Влияние риторики ощущается и в более общем плане, прежде всего – в развитии избранных тем. Часто одна и та же тема переходит из элегии в элегию. Иногда она разрабатывается в них по контрасту: в одной элегии сводня доказывает выгоды продажной любви, в другой сам поэт убеждает возлюбленную в обратном. Порой контраст совмещается с развитием темы: поэт учит Коринну обманывать мужа на пирушке – а потом мучается, когда она следует его уроку, чтобы обмануть самого поэта. Иногда сам контраст становится темой: вот автор убеждает возлюбленную, будто не изменял ей с ее рабыней, – а в следующей элегии убеждает рабыню не признаваться госпоже в их измене. Причем и здесь, и во многих других случаях двусторонняя разработки темы сочетается с прямым убеждающим обращением к адресату; впрочем, такое же обращение нередко и в элегиях, не образующих контрастных пар.
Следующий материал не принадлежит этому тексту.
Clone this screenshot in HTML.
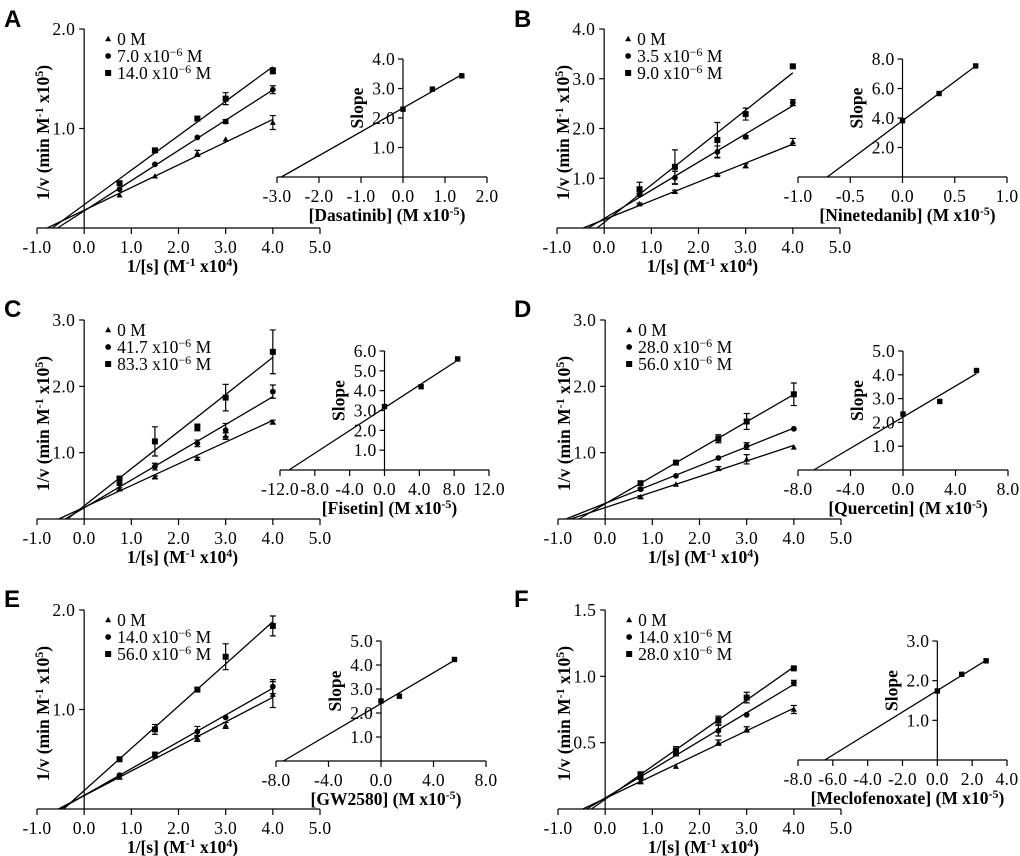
<!DOCTYPE html>
<html><head><meta charset="utf-8">
<style>
html,body{margin:0;padding:0;background:#fff;}
svg{display:block;}
text{font-family:"Liberation Serif","Times New Roman",serif;fill:#000;}
.lbl{font-family:"Liberation Sans",Arial,sans-serif;font-weight:bold;font-size:24px;}
.tk{font-size:17.5px;letter-spacing:0.3px;}
.ttl{font-size:17.5px;font-weight:bold;}
.lg{font-size:17.5px;}
</style></head>
<body>
<svg id="fig" width="1020" height="856" viewBox="0 0 1020 856" xmlns="http://www.w3.org/2000/svg"></svg>
<script>
const xs = [0.75, 1.5, 2.4, 3.0, 4.0];

const A_tri = [0.33, 0.52, 0.75, 0.89, 1.06];
const A_cir = [0.39, 0.64, 0.91, 1.07, 1.39];
const A_sq  = [0.45, 0.78, 1.10, 1.30, 1.58];
const A_triErr = [0.01, 0.01, 0.03, 0.01, 0.07];
const A_cirErr = [0.01, 0.01, 0.01, 0.02, 0.04];
const A_sqErr  = [0.01, 0.02, 0.02, 0.06, 0.03];
const A_insX = [0, 0.7, 1.4];
const A_insY = [2.3, 2.98, 3.43];

const B_tri = [0.48, 0.73, 1.07, 1.25, 1.73];
const B_cir = [0.67, 1.01, 1.53, 1.83, 2.52];
const B_sq  = [0.78, 1.23, 1.77, 2.29, 3.25];
const B_triErr = [0.02, 0.03, 0.02, 0.04, 0.07];
const B_cirErr = [0.03, 0.13, 0.12, 0.03, 0.06];
const B_sqErr  = [0.14, 0.34, 0.35, 0.12, 0.02];
const B_insX = [0, 0.35, 0.7];
const B_insY = [3.82, 5.66, 7.53];

const C_tri = [0.45, 0.63, 0.91, 1.25, 1.46];
const C_cir = [0.53, 0.79, 1.14, 1.34, 1.92];
const C_sq  = [0.61, 1.17, 1.38, 1.83, 2.52];
const C_triErr = [0.02, 0.02, 0.02, 0.05, 0.03];
const C_cirErr = [0.02, 0.05, 0.05, 0.1, 0.1];
const C_sqErr  = [0.02, 0.22, 0.05, 0.2, 0.33];
const C_insX = [0, 4.2, 8.4];
const C_insY = [3.2, 4.2, 5.6];

const D_tri = [0.33, 0.52, 0.76, 0.90, 1.08];
const D_cir = [0.45, 0.65, 0.92, 1.10, 1.36];
const D_sq  = [0.54, 0.85, 1.21, 1.47, 1.88];
const D_triErr = [0.02, 0.01, 0.03, 0.07, 0.01];
const D_cirErr = [0.02, 0.01, 0.01, 0.05, 0.01];
const D_sqErr  = [0.03, 0.02, 0.06, 0.12, 0.17];
const D_insX = [0, 2.8, 5.6];
const D_insY = [2.35, 2.88, 4.18];

const E_tri = [0.32, 0.53, 0.71, 0.84, 1.15];
const E_cir = [0.34, 0.55, 0.78, 0.92, 1.23];
const E_sq  = [0.50, 0.80, 1.20, 1.53, 1.84];
const E_triErr = [0.02, 0.01, 0.03, 0.03, 0.13];
const E_cirErr = [0.01, 0.02, 0.05, 0.01, 0.07];
const E_sqErr  = [0.01, 0.05, 0.02, 0.13, 0.1];
const E_insX = [0, 1.4, 5.6];
const E_insY = [2.5, 2.7, 4.23];

const F_tri = [0.21, 0.32, 0.50, 0.60, 0.75];
const F_cir = [0.24, 0.42, 0.59, 0.71, 0.95];
const F_sq  = [0.26, 0.44, 0.67, 0.84, 1.06];
const F_triErr = [0.02, 0.01, 0.02, 0.02, 0.03];
const F_cirErr = [0.02, 0.02, 0.04, 0.01, 0.02];
const F_sqErr  = [0.02, 0.03, 0.03, 0.04, 0.01];
const F_insX = [0, 1.4, 2.8];
const F_insY = [1.74, 2.16, 2.5];

const mainXTicks = [-1, 0, 1, 2, 3, 4, 5];
const A_yTicks = [1, 2];       const B_yTicks = [1, 2, 3, 4];
const C_yTicks = [1, 2, 3];    const D_yTicks = [1, 2, 3];
const E_yTicks = [1, 2];       const F_yTicks = [0.5, 1, 1.5];
const A_insXTicks = [-3, -2, -1, 0, 1, 2];  const A_insYTicks = [1, 2, 3, 4];
const B_insXTicks = [-1, -0.5, 0, 0.5, 1];  const B_insYTicks = [2, 4, 6, 8];
const C_insXTicks = [-12, -8, -4, 0, 4, 8, 12]; const C_insYTicks = [1, 2, 3, 4, 5, 6];
const D_insXTicks = [-8, -4, 0, 4, 8];      const D_insYTicks = [1, 2, 3, 4, 5];
const E_insXTicks = [-8, -4, 0, 4, 8];      const E_insYTicks = [1, 2, 3, 4, 5];
const F_insXTicks = [-8, -6, -4, -2, 0, 2, 4]; const F_insYTicks = [1, 2, 3];

const A_legend = ["0 M", "7.0 x10", "14.0 x10"];
const B_legend = ["0 M", "3.5 x10", "9.0 x10"];
const C_legend = ["0 M", "41.7 x10", "83.3 x10"];
const D_legend = ["0 M", "28.0 x10", "56.0 x10"];
const E_legend = ["0 M", "14.0 x10", "56.0 x10"];
const F_legend = ["0 M", "14.0 x10", "28.0 x10"];

const NS = "http://www.w3.org/2000/svg";
const svg = document.getElementById('fig');
function mk(tag, attrs, parent, txt) {
  const e = document.createElementNS(NS, tag);
  for (const k in attrs) e.setAttribute(k, attrs[k]);
  if (txt !== undefined) e.textContent = txt;
  (parent || svg).appendChild(e);
  return e;
}
function fit(x, y) {
  const n = x.length; let sx=0, sy=0, sxx=0, sxy=0;
  for (let i=0;i<n;i++){sx+=x[i];sy+=y[i];sxx+=x[i]*x[i];sxy+=x[i]*y[i];}
  const m = (n*sxy - sx*sy)/(n*sxx - sx*sx);
  return {m:m, b:(sy - m*sx)/n};
}
function marker(g, kind, x, y) {
  let e;
  if (kind === 0) e = mk('polygon', {points:`${x},${y-3.2} ${x-3},${y+2.3} ${x+3},${y+2.3}`, fill:'#000'}, g);
  else if (kind === 1) e = mk('circle', {cx:x, cy:y, r:2.9, fill:'#000'}, g);
  else e = mk('rect', {x:x-3, y:y-3, width:6, height:6, fill:'#000'}, g);
  return e;
}
function fmt(v, d) { return v.toFixed(d === undefined ? 1 : d); }

function panel(p) {
  const g = mk('g', {});
  
  
  const sx = v => p.xl + (v + 1) * (p.xr - p.xl) / 6;
  const sy = v => p.ay - v * (p.ay - p.top) / p.ymax;
  const L = mk('text', {x:p.lx, y:p.ly, class:'lbl'}, g, p.id);
  
  

  const ax = mk('g', {stroke:'#000', 'stroke-width':1.2}, g);
  
  
  mk('line', {x1:sx(-1), y1:p.ay, x2:sx(5), y2:p.ay}, ax);
  mk('line', {x1:sx(0), y1:p.ay, x2:sx(0), y2:sy(p.ymax)}, ax);
  mainXTicks.forEach(t => mk('line', {x1:sx(t), y1:p.ay, x2:sx(t), y2:p.ay+6}, ax));
  p.yTicks.forEach(t => mk('line', {x1:sx(0)-5, y1:sy(t), x2:sx(0), y2:sy(t)}, ax));
  mainXTicks.forEach(t => {
    const e = mk('text', {x:sx(t), y:p.ay+25, 'text-anchor':'middle', class:'tk'}, g, fmt(t));
    
    
  });
  p.yTicks.forEach(t => {
    const e = mk('text', {x:sx(0)-9, y:sy(t)+6, 'text-anchor':'end', class:'tk'}, g, fmt(t));
    
    
  });
  const xt = mk('text', {x:(sx(0)+sx(4))/2+4, y:p.ay+44, 'text-anchor':'middle', class:'ttl'}, g);
  
  
  mk('tspan', {}, xt, '1/[s] (M');
  mk('tspan', {dy:-6, 'font-size':12}, xt, '-1');
  mk('tspan', {dy:6}, xt, ' x10');
  mk('tspan', {dy:-6, 'font-size':12}, xt, '4');
  mk('tspan', {dy:6}, xt, ')');
  const ycx = p.xl + 12, ycy = (p.ay + p.top)/2 + 4;
  const yt = mk('text', {x:ycx, y:ycy, 'text-anchor':'middle', class:'ttl', transform:`rotate(-90 ${ycx} ${ycy})`}, g);
  
  
  mk('tspan', {}, yt, '1/v (min M');
  mk('tspan', {dy:-6, 'font-size':12}, yt, '-1');
  mk('tspan', {dy:6}, yt, ' x10');
  mk('tspan', {dy:-6, 'font-size':12}, yt, '5');
  mk('tspan', {dy:6}, yt, ')');

  p.series.forEach((s, k) => {
    const sg = mk('g', {}, g);
    
    
    const f = fit(xs, s);
    const x0 = Math.max(-f.b / f.m, -1);
    const ln = mk('line', {x1:sx(x0), y1:sy(f.m*x0+f.b), x2:sx(4), y2:sy(f.m*4+f.b), stroke:'#000', 'stroke-width':1.3}, sg);
    
    
    s.forEach((v, i) => {
      const e = p.errs[k][i];
      if (e > 0.015) {
        const eb = mk('path', {d:`M${sx(xs[i])},${sy(v-e)}V${sy(v+e)}M${sx(xs[i])-3},${sy(v-e)}h6M${sx(xs[i])-3},${sy(v+e)}h6`, stroke:'#000', 'stroke-width':1.2, fill:'none'}, sg);
        
        
      }
      const m = marker(sg, k, sx(xs[i]), sy(v));
      
      
    });
  });

  const lg = mk('g', {}, g);
  
  
  p.legend.forEach((t, k) => {
    const yy = p.top + 10 + k * 17;
    const lx = sx(0) + 24;
    marker(lg, k, lx, yy);
    const te = mk('text', {x:lx + 9, y:yy + 6, class:'lg'}, lg);
    
    
    if (k === 0) te.textContent = t;
    else {
      mk('tspan', {}, te, t);
      mk('tspan', {dy:-6, 'font-size':12}, te, '\u22126');
      mk('tspan', {dy:6}, te, ' M');
    }
  });

  const ix = v => p.il + (v - p.ixT[0]) * (p.ir - p.il) / (p.ixT[p.ixT.length-1] - p.ixT[0]);
  const iymax = p.iyT[p.iyT.length-1];
  const iy = v => p.iay - v * (p.iay - p.itop) / iymax;
  const ig = mk('g', {}, g);
  
  
  const iax = mk('g', {stroke:'#000', 'stroke-width':1.2}, ig);
  mk('line', {x1:p.il, y1:p.iay, x2:p.ir, y2:p.iay}, iax);
  mk('line', {x1:ix(0), y1:p.iay, x2:ix(0), y2:iy(iymax)}, iax);
  p.ixT.forEach(t => mk('line', {x1:ix(t), y1:p.iay, x2:ix(t), y2:p.iay+6}, iax));
  p.iyT.forEach(t => mk('line', {x1:ix(0)-5, y1:iy(t), x2:ix(0), y2:iy(t)}, iax));
  p.ixT.forEach(t => {
    const e = mk('text', {x:ix(t), y:p.iay+25, 'text-anchor':'middle', class:'tk'}, ig, fmt(t));
    
    
  });
  p.iyT.forEach(t => {
    const e = mk('text', {x:ix(0)-8, y:iy(t)+6, 'text-anchor':'end', class:'tk'}, ig, fmt(t));
    
    
  });
  const f = fit(p.insX, p.insY);
  const xi = -f.b / f.m, xe = p.insX[p.insX.length-1];
  const il = mk('line', {x1:ix(xi), y1:iy(0), x2:ix(xe), y2:iy(f.m*xe+f.b), stroke:'#000', 'stroke-width':1.3}, ig);
  
  
  p.insX.forEach((v, i) => {
    const m = mk('rect', {x:ix(v)-2.7, y:iy(p.insY[i])-2.7, width:5.4, height:5.4, fill:'#000'}, ig);
    
    
  });
  const itx = mk('text', {x:(p.il+p.ir)/2 + 5, y:p.iay+44, 'text-anchor':'middle', class:'ttl'}, ig);
  
  
  mk('tspan', {}, itx, '[' + p.drug + '] (M x10');
  mk('tspan', {dy:-6, 'font-size':12}, itx, '-5');
  mk('tspan', {dy:6}, itx, ')');
  const scx = ix(0) - 40, scy = (p.iay + p.itop)/2 - 10;
  const st = mk('text', {x:scx, y:scy, 'text-anchor':'middle', class:'ttl', transform:`rotate(-90 ${scx} ${scy})`}, ig, 'Slope');
  
  
}

panel({id:'A', lx:4, ly:27, xl:37, xr:320, ay:228, top:29, ymax:2, yTicks:A_yTicks,
  series:[A_tri,A_cir,A_sq], errs:[A_triErr,A_cirErr,A_sqErr], legend:A_legend,
  il:277, ir:487, iay:177, itop:59, ixT:A_insXTicks, iyT:A_insYTicks, insX:A_insX, insY:A_insY, drug:'Dasatinib'});
panel({id:'B', lx:514, ly:27, xl:557, xr:840, ay:228, top:29, ymax:4, yTicks:B_yTicks,
  series:[B_tri,B_cir,B_sq], errs:[B_triErr,B_cirErr,B_sqErr], legend:B_legend,
  il:798, ir:1007, iay:177, itop:59, ixT:B_insXTicks, iyT:B_insYTicks, insX:B_insX, insY:B_insY, drug:'Ninetedanib'});
panel({id:'C', lx:4, ly:317, xl:37, xr:320, ay:519, top:320, ymax:3, yTicks:C_yTicks,
  series:[C_tri,C_cir,C_sq], errs:[C_triErr,C_cirErr,C_sqErr], legend:C_legend,
  il:280, ir:489, iay:470, itop:351, ixT:C_insXTicks, iyT:C_insYTicks, insX:C_insX, insY:C_insY, drug:'Fisetin'});
panel({id:'D', lx:514, ly:317, xl:558, xr:841, ay:519, top:320, ymax:3, yTicks:D_yTicks,
  series:[D_tri,D_cir,D_sq], errs:[D_triErr,D_cirErr,D_sqErr], legend:D_legend,
  il:798, ir:1008, iay:470, itop:351, ixT:D_insXTicks, iyT:D_insYTicks, insX:D_insX, insY:D_insY, drug:'Quercetin'});
panel({id:'E', lx:4, ly:607, xl:37, xr:320, ay:809, top:610, ymax:2, yTicks:E_yTicks,
  series:[E_tri,E_cir,E_sq], errs:[E_triErr,E_cirErr,E_sqErr], legend:E_legend,
  il:276, ir:486, iay:761, itop:641, ixT:E_insXTicks, iyT:E_insYTicks, insX:E_insX, insY:E_insY, drug:'GW2580'});
panel({id:'F', lx:514, ly:607, xl:558, xr:841, ay:809, top:610, ymax:1.5, yTicks:F_yTicks,
  series:[F_tri,F_cir,F_sq], errs:[F_triErr,F_cirErr,F_sqErr], legend:F_legend,
  il:798, ir:1007, iay:760, itop:641, ixT:F_insXTicks, iyT:F_insYTicks, insX:F_insX, insY:F_insY, drug:'Meclofenoxate'});
</script>
</body></html>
Это снова наследие риторики, того вида ораторской речи, который оставался живым в Риме ко времени юности Овидия, – декламации. Декламациям обучались в риторических школах, их приходили слушать знатоки, в них состязались. Они делились на контроверсии – спорящие речи и суазории – речи убеждающие и доказывающие. Мы знаем, что Овидий отличался именно в последнем роде красноречия и не случайно перенес его в стихи. Суазория должна была не только логически аргументировать, не только блистать украшениями «общих мест» – она призвана была воздействовать эмоционально и на адресата, и на слушателей и выработала для этого целый арсенал приемов. Они позволяли разработать одну и ту же тему с разных точек зрения, часто противоположных, – что делает и Овидий, хотя бы в двойной элегии, где сперва доказывается, что нельзя жить, любя, потом – что нельзя жить без любви. Они давали возможность досконально проанализировать чувства, рожденные заданной ситуацией. Но кто бы ни пользовался ими – оратор или поэт, – его собственные эмоции оставались разыгранными. Этот холодок разыгранности мы ясно ощущаем в «Любовных элегиях».